The worst part of being a university student is probably the hours spent commuting. But maybein the future, you could wake up late but still be in time for your first early morning lecture.

Anything which Elon Musk, founder of Tesla, PayPal and SpaceX, says sounds like science fiction. Electric cars with instant torque and zero emissions? It took Musk just five years to develop and launch the Tesla Roadster. Batteries for home and commercial use? The Tesla Energy scheme was launched earlier this year and soon attracted great interest. Space exploration? SpaceX is to date the only private company to ever return a spacecraft from low-Earth orbit and exchange cargo payload with the International Space Station.

In August 2013, Tesla published a 57-page White Paper detailing plans for a transportation network based on above-ground tubes. The system, called Hyperloop, would enable capsules filled with people to travel through these tubes at supersonic speeds.
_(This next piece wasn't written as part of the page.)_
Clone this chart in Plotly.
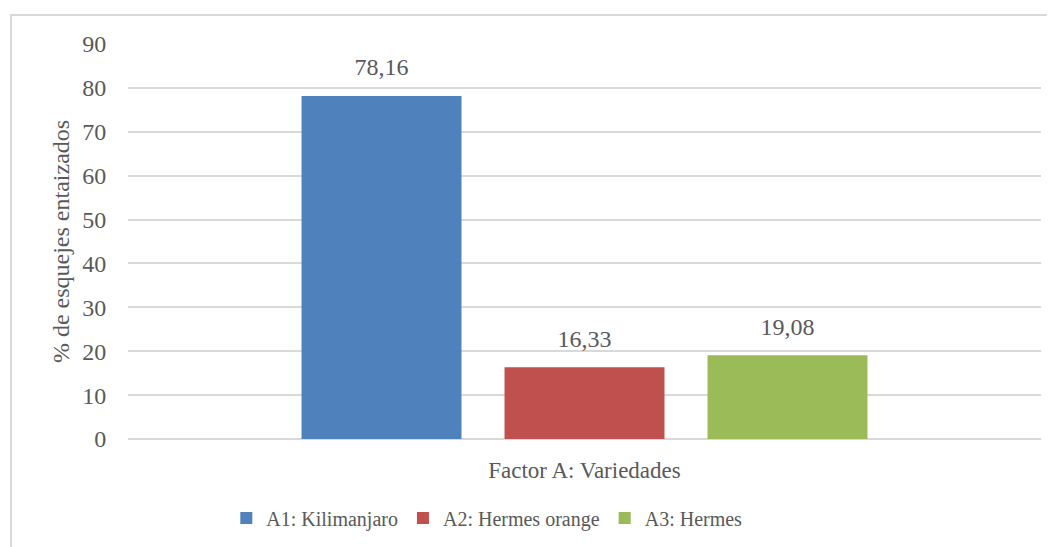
import plotly.graph_objects as go

categoria = ["Factor A: Variedades"]
variedades = ["A1: Kilimanjaro", "A2: Hermes orange", "A3: Hermes"]
valores = [78.16, 16.33, 19.08]
colores = ["#4F81BD", "#C0504D", "#9BBB59"]

fuente = "Liberation Serif"
gris = "#595959"

fig = go.Figure()
for nombre, val, col in zip(variedades, valores, colores):
    fig.add_trace(go.Bar(x=categoria, y=[val], name=nombre, marker_color=col,
                         marker_line_width=0, hoverinfo="y"))
# etiquetas de datos encima de cada barra (alineadas con scattermode group)
for nombre, val in zip(variedades, valores):
    fig.add_trace(go.Scatter(x=categoria, y=[val], mode="markers+text", showlegend=False,
                             text=[f"{val:.2f}".replace(".", ",")], textposition="top center",
                             marker=dict(size=22, opacity=0), cliponaxis=False,
                             textfont=dict(size=24, color=gris, family=fuente),
                             hoverinfo="skip"))

# la pagina tiene 8px de margen en el body: se compensa aqui
# area de trazado en pantalla: x 128..1041, y 44..439
off = 8
L, T = 128 - off, 44 - off
W, H = 1055, 547
R, B = W - (1041 - off), H - (439 - off)
pw, ph = W - L - R, H - T - B

fig.add_shape(type="rect", xref="paper", yref="paper",
              x0=(11 - off - L) / pw, x1=(W + 20 - L) / pw,
              y0=-(H + 20 - T - ph) / ph, y1=(ph + T - (15 - off)) / ph,
              line=dict(color="#d9d9d9", width=2), fillcolor="rgba(0,0,0,0)", layer="below")

fig.update_layout(
    width=W, height=H,
    margin=dict(l=L, r=R, t=T, b=B),
    paper_bgcolor="white", plot_bgcolor="white",
    separators=",.",
    barmode="group", bargap=0.333, bargroupgap=0.212,
    scattermode="group", scattergap=0.333,
    font=dict(family=fuente, color=gris, size=24),
    showlegend=True,
    legend=dict(orientation="h", x=0.393, xanchor="center", y=-0.2, yanchor="middle",
                font=dict(size=20, color=gris, family=fuente), itemwidth=30),
    xaxis=dict(type="category", showgrid=False, showline=False, zeroline=False,
               ticks="outside", ticklen=10, tickcolor="rgba(0,0,0,0)",
               tickfont=dict(size=23, color=gris, family=fuente)),
    yaxis=dict(range=[0, 90], dtick=10, showgrid=True, gridcolor="#d9d9d9", gridwidth=1.5,
               zeroline=True, zerolinecolor="#d9d9d9", zerolinewidth=1.5,
               showline=False, ticks="outside", ticklen=16, tickcolor="rgba(0,0,0,0)",
               tickfont=dict(size=24, color=gris, family=fuente),
               title=dict(text="% de esquejes entaizados", standoff=5,
                          font=dict(size=24, color=gris, family=fuente))),
)

fig.write_html("out.html")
In theory, the Hyperloop could reduce the journey from San Francisco to Los Angeles to a mere 30 minutes.

Hyperloop will be a cross between an air hockey table, a railgun and Concorde

Musk hasn’t released detailed or technical plans. All he has said is that the Hyperloop will be a cross between an air hockey table, a railgun and Concorde – a form of subsonic transport, if you will. However, around 400 people are already working on Hyperloop. These aren’t exactly employees – rather, they are people with jobs at Nasa, Boeing and SpaceX who dedicate their spare time to the Hyperloop project, in exchange for stock options.

The aim is to have a full-scale, passenger-ready Hyperloop in 2016. This prototype will run a five-mile stretch between San Francisco and Los Angeles.

Hyperloop is attracting plenty of interest. In fact, recently Hyperloop announced that it has signed agreements to work with Oerlikon Leybold Vacuum, a manufacturer of advanced vacuum solutions that has already worked on projects such as the large hadron collider at the Cern laboratory in Switzerland, and Aecom, a global engineering design firm that is involved in major architecture and infrastructure projects. The two companies will lend their expertise in exchange for stock options in Hyperloop Transportation Technologies.

This endorsement by two publicly traded companies with shareholders to answer to lends validation to what could be a truly revolutionary form of transportation.